-- Dataset content start --

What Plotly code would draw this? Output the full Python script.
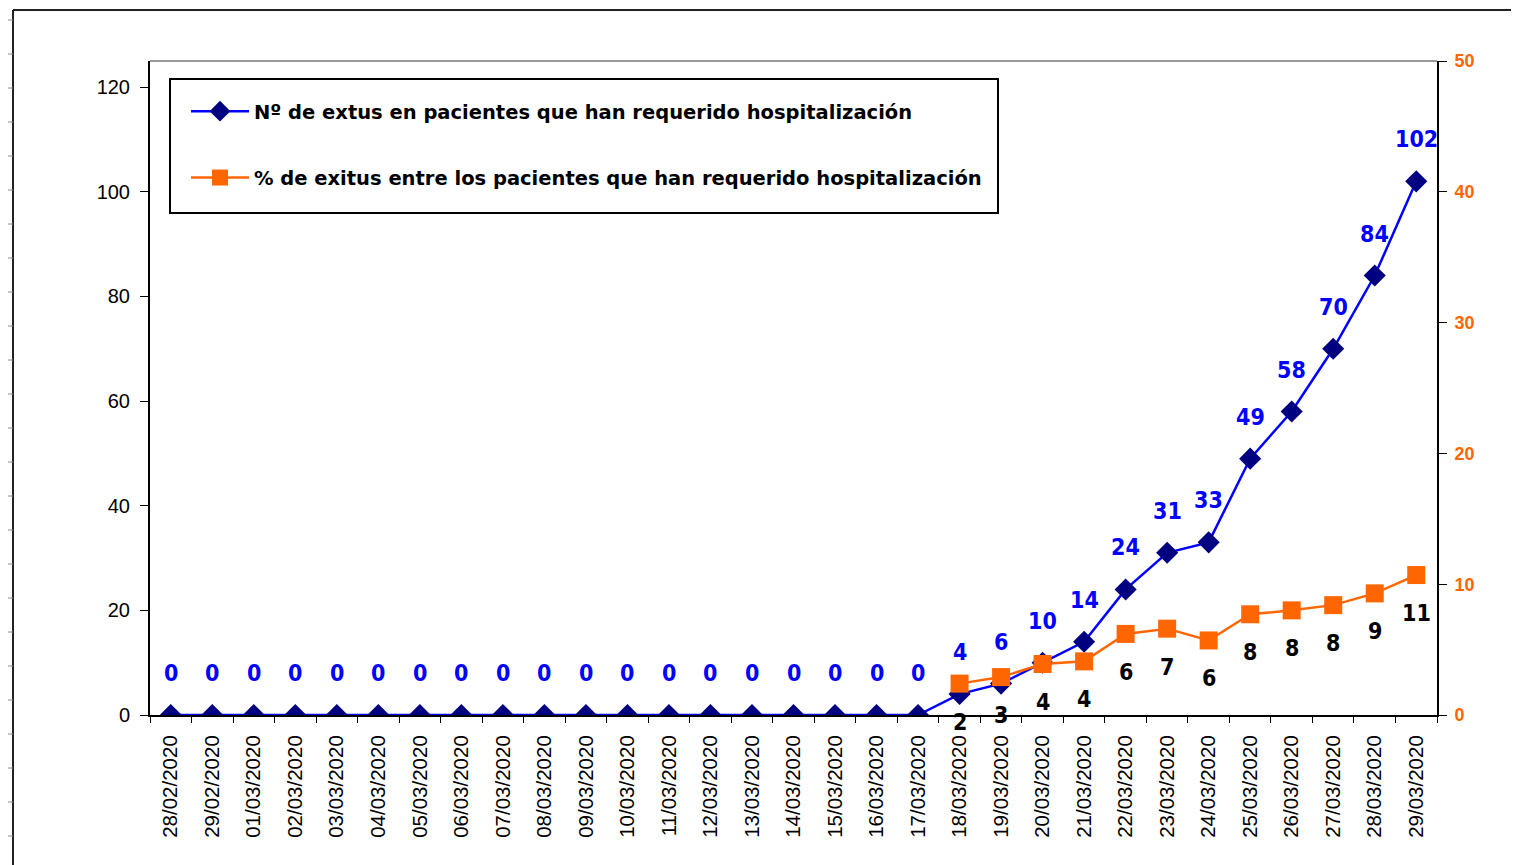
import plotly.graph_objects as go

dates = ["28/02/2020", "29/02/2020"] + [f"{d:02d}/03/2020" for d in range(1, 30)]
deaths = [0]*19 + [4, 6, 10, 14, 24, 31, 33, 49, 58, 70, 84, 102]
pct = [None]*19 + [2.4, 2.9, 3.9, 4.1, 6.2, 6.6, 5.7, 7.7, 8.0, 8.4, 9.3, 10.7]

name1 = "Nº de extus en pacientes que han requerido hospitalización"
name2 = "% de exitus entre los pacientes que han requerido hospitalización"

LBL_FONT = "Liberation Sans Narrow, DejaVu Sans Condensed, Liberation Sans, Arial"

# page offset (browser body margin)
OFF = 8
W, H = 1519 - OFF, 865 - OFF
L, R, T, B = 150 - OFF, 1437 - OFF, 61 - OFF, 715 - OFF


def px(x):
    return (x - OFF - L) / (R - L)


def py(y):
    return (B - (y - OFF)) / (B - T)


fig = go.Figure()
fig.add_trace(go.Scatter(
    x=dates, y=deaths, name=name1, mode="lines+markers", legendgroup="a",
    line=dict(color="#0000FF", width=2.5),
    marker=dict(symbol="diamond", size=17, color="#000080"),
))
fig.add_trace(go.Scatter(
    x=dates, y=pct, name=name2, mode="lines+markers", yaxis="y2", legendgroup="b",
    line=dict(color="#FF6600", width=2.5),
    marker=dict(symbol="square", size=18, color="#FF6600"),
))

ann = []
for d, v in zip(dates, deaths):
    ann.append(dict(x=d, y=v, xref="x", yref="y", text=f"<b>{v}</b>", showarrow=False,
                    yshift=42, font=dict(family=LBL_FONT, size=23, color="#0000FF")))
for d, v in zip(dates, pct):
    if v is None:
        continue
    ann.append(dict(x=d, y=v, xref="x", yref="y2", text=f"<b>{round(v)}</b>", showarrow=False,
                    yshift=-38, font=dict(family=LBL_FONT, size=23, color="#000000")))

shapes = [
    # outer chart frame (left + top)
    dict(type="line", xref="paper", yref="paper", x0=px(13), x1=px(13), y0=py(10), y1=py(870),
         line=dict(color="#222222", width=2)),
    dict(type="line", xref="paper", yref="paper", x0=px(13), x1=px(1525), y0=py(10), y1=py(10),
         line=dict(color="#222222", width=2)),
    # plot area top border
    dict(type="line", xref="paper", yref="paper", x0=0, x1=1, y0=1, y1=1,
         line=dict(color="#999999", width=2)),
    # legend box
    dict(type="rect", xref="paper", yref="paper", x0=px(170), x1=px(998), y0=py(79), y1=py(213),
         line=dict(color="black", width=2), fillcolor="rgba(0,0,0,0)"),
]
for xx in [117, 382, 648, 915, 1090, 1357]:
    shapes.append(dict(type="line", xref="paper", yref="paper", x0=px(xx), x1=px(xx),
                       y0=py(8), y1=py(0), line=dict(color="#AAAAAA", width=1)))
for yy in range(20, 865, 34):
    shapes.append(dict(type="line", xref="paper", yref="paper", x0=px(8), x1=px(13),
                       y0=py(yy), y1=py(yy), line=dict(color="#888888", width=1)))

fig.update_layout(
    width=W, height=H,
    margin=dict(l=L, r=W - R, t=T, b=H - B),
    paper_bgcolor="white", plot_bgcolor="white",
    font=dict(family="Liberation Sans, Arial", color="black"),
    showlegend=True,
    legend=dict(
        x=px(186), y=py(92), xanchor="left", yanchor="top",
        borderwidth=0, bgcolor="rgba(255,255,255,0)",
        font=dict(family="DejaVu Sans, Liberation Sans", size=19.5, color="black", weight="bold"),
        itemwidth=58, tracegroupgap=38,
    ),
    xaxis=dict(
        type="category", range=[-0.5, len(dates) - 0.5], autorange=False,
        showline=True, linecolor="black", linewidth=2,
        ticks="outside", ticklen=6, tickcolor="black", tickson="boundaries",
        tickangle=-90, tickfont=dict(family="Liberation Sans, Arial", size=20.5, color="black"),
        showgrid=False, zeroline=False, ticklabelstandoff=10,
    ),
    yaxis=dict(
        range=[0, 125], tickvals=[0, 20, 40, 60, 80, 100, 120],
        showline=True, linecolor="black", linewidth=2,
        ticks="outside", ticklen=8, tickcolor="black",
        tickfont=dict(family="Liberation Sans, Arial", size=20, color="black"),
        showgrid=False, zeroline=False, ticklabelstandoff=6,
    ),
    yaxis2=dict(
        range=[0, 50], tickvals=[0, 10, 20, 30, 40, 50], overlaying="y", side="right",
        showline=True, linecolor="black", linewidth=2,
        ticks="outside", ticklen=8, tickcolor="black",
        tickfont=dict(family="Liberation Sans, Arial", size=18, color="#FF6600", weight="bold"),
        showgrid=False, zeroline=False, ticklabelstandoff=4,
    ),
    annotations=ann,
    shapes=shapes,
)

fig.write_html("out.html")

-- Dataset content end --

**Work to complete**.
Repeat the lines exactly as they stand, from the opening line of the data through the line with "pct = [None]*19". Pictures stay out of the copy.

**Written response**.
What Plotly code would draw this? Output the full Python script.
import plotly.graph_objects as go

dates = ["28/02/2020", "29/02/2020"] + [f"{d:02d}/03/2020" for d in range(1, 30)]
deaths = [0]*19 + [4, 6, 10, 14, 24, 31, 33, 49, 58, 70, 84, 102]
pct = [None]*19 + [2.4, 2.9, 3.9, 4.1, 6.2, 6.6, 5.7, 7.7, 8.0, 8.4, 9.3, 10.7]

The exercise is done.